Unfortunately, for all those masses of music I consumed, I’m left with a sour taste. I was deeply depressed and destructive for most of my teenage years, doing cruel things to myself and anyone around me. And all the while I was listening to every piece of music I could get my fingers on, which means that everything in my iTunes has been tainted. I think everyone finds music emotive, but I find being transported without any control very disconcerting. Led Zeppelin, Massive Attack, freaking Mika, The Police, Finley Quay, Tracy Chaplin, Bob Marley. All of it makes me feel something akin to nostalgia, but it isn’t sweet, it’s like a clenching of the stomach. There’s music in there that I desperately want to hear again, like Tu Pac or 36 Crazy Fists, but I just can’t. (Ok, admittedly the latter is pretty emotionally-fueled).

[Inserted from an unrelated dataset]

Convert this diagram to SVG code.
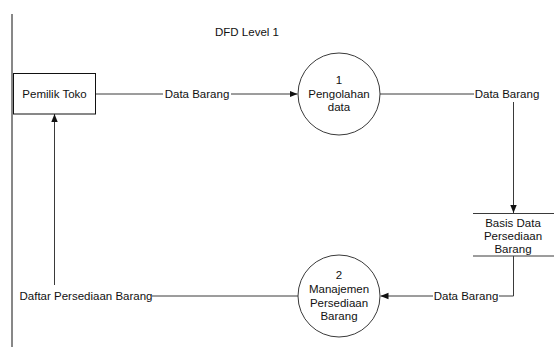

Also, a practical issue with my iTunes library is that I have to keep it on a separate hard drive as I haven’t yet owned a computer that is big enough or fast enough for all my music. This means I have to plug in my giant, old, excessively wired Seagate every time I want to listen to music. Seeing as I’ve been moving around since I was like, 17/18, I haven’t consistently had music in my life because my music is so damn cumbersome. So I’ve had the bright idea of deleting it all. Over ten years of music collection. I swapped to buying my music legally when I was 18 and so I have perhaps one gb of Apple certified songs on my iPhone, and I’ve been using the Tubiddy app (which makes Youtube more iPhone friendly). I’ve survived for like five years now without hearing The OC Soundtrack at the click of a button, so why not just take the next logical step and free up that hard drive for something I actually use, and that gives me pleasure – photography. Currently my pictures are distributed across so many platforms – Hubic, iCloud, Google Docs, two small hard drives, a handful of USBs, and SD cards. They need a home and I can’t afford another hard drive.

I need some advice! Should I just revert to using Youtube and be done with it? Or am I mad to delete my precious music that is loyally, albeit painfully, entwined with my worst and best memories?